Il est intéressant de remarquer pour commencer l’intérêt que porte l’artiste pour le titre de ses sculptures. Ajoutons encore un exemple, une œuvre plus récente appelée « Where are we going ? Where do we come from ? Is there a reason ? » présentant un arrangement de squelettes d’animaux dans un présentoir en verre et acier. S’agit-il de favoriser l’accès à l’œuvre ? Est-ce une ultime tentative pour donner à l’œuvre la profondeur qu’elle n’aurait pas d’elle-même ? Les avis sont partagés. D’autant que pour certains, « A Dead Shark Isn't Art ». En effet, Hirst traite des rapports entre la vie et la mort mais les sceptiques vont jusqu’à trouver ses conceptions « vides », ne reposant sur aucune réflexion originale ni solide. Ses sculptures font aussi de nous des barbares et les commissaires d’hygiène excluront même une de ses œuvres d’une exposition new yorkaise en prétextant qu’elle était la cause de nausées parmi les visiteurs. Pour d’autres, Hirst s’inspire de Francis Bacon, il est capable de choquer à la manière de Marcel Duchamp, d’utiliser la nature avec des procédés quasi-scientifiques, de comprendre et d’être compris par la société contemporaine. Il répondrait ainsi aux conditions de l’art du XXIème siècle.

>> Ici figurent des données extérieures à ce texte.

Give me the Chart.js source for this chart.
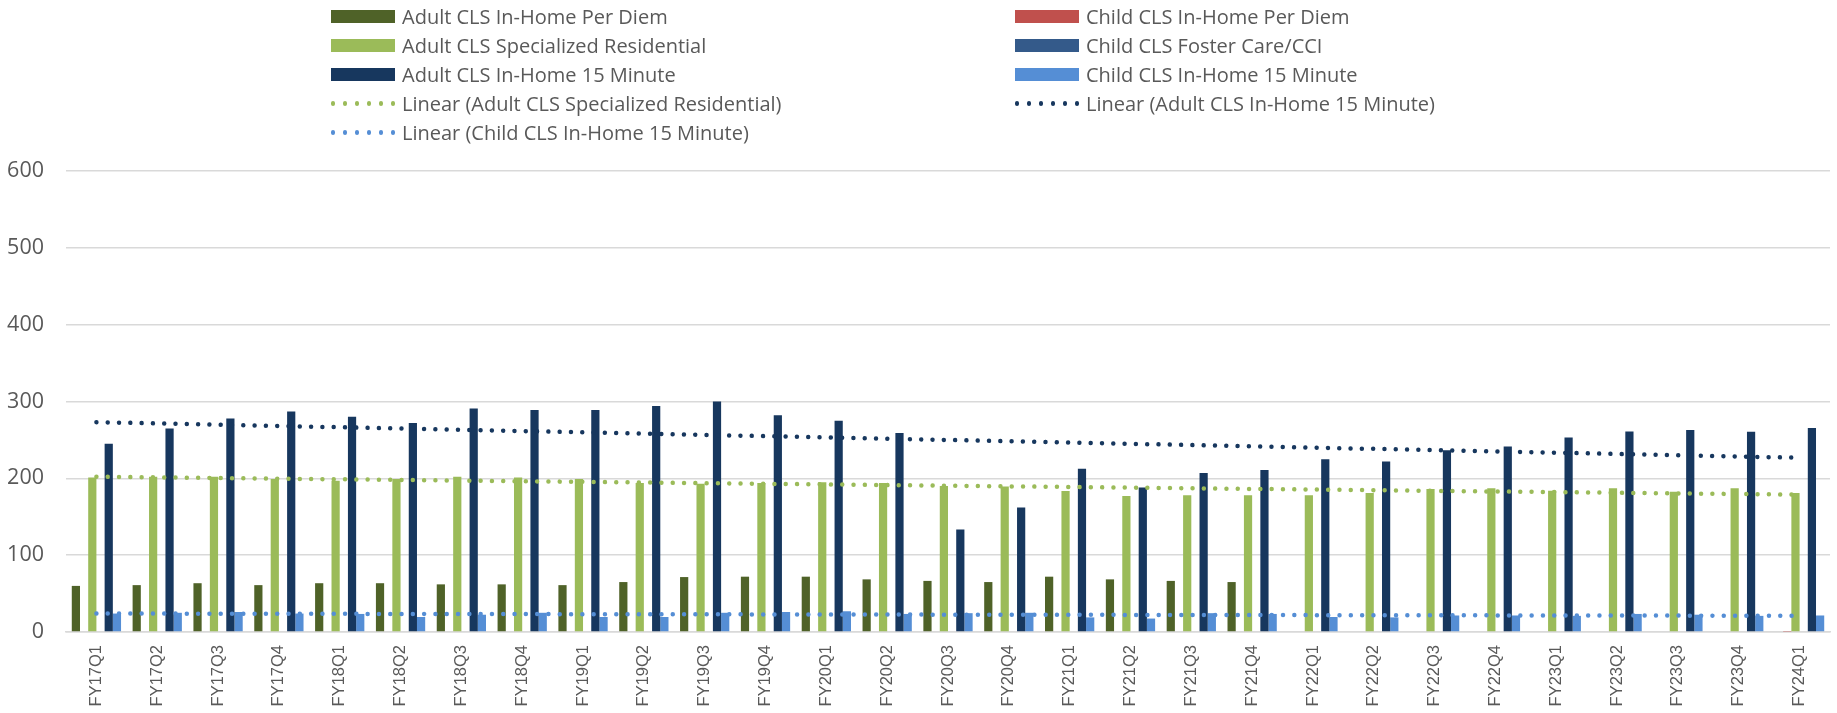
<!DOCTYPE html>
<html>
<head>
<meta charset="utf-8">
<script src="https://cdn.jsdelivr.net/npm/chart.js@4.4.1/dist/chart.umd.min.js"></script>
<style>
  html, body { margin: 0; padding: 0; background: #ffffff; }
  #wrap { position: relative; width: 1837px; height: 713px; }
  #chart { position: absolute; left: 0; top: 0; }
  #legend { position: absolute; left: 0; top: 0; width: 1837px; height: 150px;
            font-family: "Open Sans", sans-serif; font-size: 20px; color: #595959; }
  .item { position: absolute; height: 29px; display: flex; align-items: center; white-space: nowrap; }
  .swatch { width: 64px; height: 13px; margin-right: 7px; flex: none; }
  .dots { width: 64px; height: 13px; margin-right: 7px; position: relative; flex: none; }
  .dot { position: absolute; top: 4.4px; width: 4.3px; height: 4.3px; border-radius: 50%; }
</style>
</head>
<body>
<div id="wrap">
  <canvas id="chart" width="1837" height="713"></canvas>
  <div id="legend"></div>
</div>
<script>
// Quarterly categories
const categories = [
  'FY17Q1','FY17Q2','FY17Q3','FY17Q4',
  'FY18Q1','FY18Q2','FY18Q3','FY18Q4',
  'FY19Q1','FY19Q2','FY19Q3','FY19Q4',
  'FY20Q1','FY20Q2','FY20Q3','FY20Q4',
  'FY21Q1','FY21Q2','FY21Q3','FY21Q4',
  'FY22Q1','FY22Q2','FY22Q3','FY22Q4',
  'FY23Q1','FY23Q2','FY23Q3','FY23Q4',
  'FY24Q1'
];

// Series values per quarter
const adultPerDiem = [60, 61, 63.5, 61, 63.5, 63.5, 62, 62, 61, 65, 71.5, 72, 72, 68.5, 66.5, 65, 72, 68.5, 66.5, 65, 0, 0, 0, 0, 0, 0, 0, 0, 0];
const childPerDiem = [0, 0, 0, 0, 0, 0, 0, 0, 0, 0, 0, 0, 0, 0, 0, 0, 0, 0, 0, 0, 0, 0, 0, 0, 0, 0, 0, 0, 0.5];
const adultSpecRes = [201, 202, 202, 199, 197, 199, 202, 201, 199, 194, 193, 194, 195, 194, 190, 189.5, 183.5, 177, 178, 178, 178, 181, 186, 187, 184, 187, 182.5, 187, 181];
const childFoster  = [0, 0, 0, 0, 0, 0, 0, 0, 0, 0, 0, 0, 0, 0, 0, 0, 0, 0, 0, 0, 0, 0, 0, 0, 0, 0, 0, 0, 0];
const adult15Min   = [245, 265, 278, 287, 280, 272, 291, 289, 289, 294, 300, 282, 275, 259, 133.5, 162, 212.5, 188, 207, 211, 225, 222, 236.5, 241.5, 253, 261, 263, 260.5, 265.5];
const child15Min   = [24, 25, 26, 24, 23.5, 19.5, 22.5, 25, 19.5, 19.5, 25, 26, 27, 23.5, 24.5, 25, 19, 17.5, 24.5, 23.5, 19.5, 19, 21.5, 21.5, 21, 23.5, 22.5, 21, 21.5];

// Value axis
const yMin = 0;
const yMax = 600;
const yStep = 100;

// Least-squares linear trendline over the category index
function linearTrend(values) {
  const n = values.length;
  let sx = 0, sy = 0, sxx = 0, sxy = 0;
  values.forEach((v, i) => { const x = i + 1; sx += x; sy += v; sxx += x * x; sxy += x * v; });
  const slope = (n * sxy - sx * sy) / (n * sxx - sx * sx);
  const intercept = (sy - slope * sx) / n;
  return values.map((_, i) => intercept + slope * (i + 1));
}

const COLORS = {
  adultPerDiem: '#4F6228',
  childPerDiem: '#C0504D',
  adultSpecRes: '#9BBB59',
  childFoster:  '#345A8A',
  adult15Min:   '#17375E',
  child15Min:   '#558ED5'
};

function bar(label, data, color) {
  return { type: 'bar', label, data, backgroundColor: color, borderWidth: 0, order: 1 };
}
function trend(label, source, color) {
  return {
    type: 'line', label, data: linearTrend(source),
    borderColor: color, backgroundColor: color, borderWidth: 4.5,
    borderDash: [0.001, 11.3], borderCapStyle: 'round',
    pointRadius: 0, pointHoverRadius: 0, fill: false, tension: 0, order: 0
  };
}

const datasets = [
  bar('Adult CLS In-Home Per Diem', adultPerDiem, COLORS.adultPerDiem),
  bar('Child CLS In-Home Per Diem', childPerDiem, COLORS.childPerDiem),
  bar('Adult CLS Specialized Residential', adultSpecRes, COLORS.adultSpecRes),
  bar('Child CLS Foster Care/CCI', childFoster, COLORS.childFoster),
  bar('Adult CLS In-Home 15 Minute', adult15Min, COLORS.adult15Min),
  bar('Child CLS In-Home 15 Minute', child15Min, COLORS.child15Min),
  trend('Linear (Adult CLS Specialized Residential)', adultSpecRes, COLORS.adultSpecRes),
  trend('Linear (Adult CLS In-Home 15 Minute)', adult15Min, COLORS.adult15Min),
  trend('Linear (Child CLS In-Home 15 Minute)', child15Min, COLORS.child15Min)
];

const chart = new Chart(document.getElementById('chart'), {
  type: 'bar',
  data: { labels: categories, datasets },
  options: {
    responsive: false,
    devicePixelRatio: 1,
    animation: false,
    layout: { padding: { top: 171, left: 0, right: 7, bottom: 6 } },
    datasets: { bar: { categoryPercentage: 0.81, barPercentage: 1.0 } },
    plugins: { legend: { display: false }, tooltip: { enabled: false } },
    scales: {
      x: {
        grid: { display: false, drawTicks: false },
        border: { display: true, color: '#D9D9D9', width: 1.5 },
        ticks: {
          autoSkip: false, minRotation: 90, maxRotation: 90, padding: 13,
          color: '#595959', font: { family: '"Liberation Sans", Arial, sans-serif', size: 16.5 }
        },
        afterFit(scale) { scale.height = 75; }
      },
      y: {
        min: yMin, max: yMax,
        grid: { color: '#D9D9D9', lineWidth: 1.5, drawTicks: false },
        border: { display: false },
        ticks: {
          stepSize: yStep, padding: 22, color: '#595959',
          font: { family: '"Open Sans", sans-serif', size: 21.5 }
        },
        afterFit(scale) { scale.width = 66; }
      }
    }
  }
});

// Two-column legend built from the chart's datasets
(function buildLegend() {
  const host = document.getElementById('legend');
  const colX = [331, 1015];
  const rowTop = 2;
  const rowPitch = 29;
  chart.data.datasets.forEach((ds, i) => {
    const col = i % 2, row = Math.floor(i / 2);
    const item = document.createElement('div');
    item.className = 'item';
    item.style.left = colX[col] + 'px';
    item.style.top = (rowTop + row * rowPitch) + 'px';
    if (ds.type === 'line') {
      const d = document.createElement('span');
      d.className = 'dots';
      for (let k = 0; k < 6; k++) {
        const dot = document.createElement('span');
        dot.className = 'dot';
        dot.style.left = (k * 12) + 'px';
        dot.style.background = ds.borderColor;
        d.appendChild(dot);
      }
      item.appendChild(d);
    } else {
      const s = document.createElement('span');
      s.className = 'swatch';
      s.style.background = ds.backgroundColor;
      item.appendChild(s);
    }
    const t = document.createElement('span');
    t.textContent = ds.label;
    item.appendChild(t);
    host.appendChild(item);
  });
})();
</script>
</body>
</html>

Les installations de Hirst souffrent aussi d’autres contestations. On leur reproche leur caractère périssable puisque la solution de formaldéhyde ne fait que ralentir la décomposition des cadavres et leur caractère industriel voire commercial car ce sont les assistants de Hirst qui réalisent en grande partie les sculptures. Il est peut-être bon de rappeler que la difficile conservation des tableaux de Piet Mondrian, traversés de profonds sillons (car il utilisait du pétrole comme diluant et écourtait le temps de séchage) n’entame en rien l’immense emprunte de son œuvre. Et que Mark Rothko, parmi d’autres, était aidé par des assistants dont le rôle d’exécutant a été de plus en plus important.
Damien Hirst n’est-il que le reflet de la société moderne, une sorte de mode qui à trop vouloir choquer finira par lasser ? Est-il au contraire un artiste génial, héritier de Bacon et Duchamp, qui marquera notre époque ?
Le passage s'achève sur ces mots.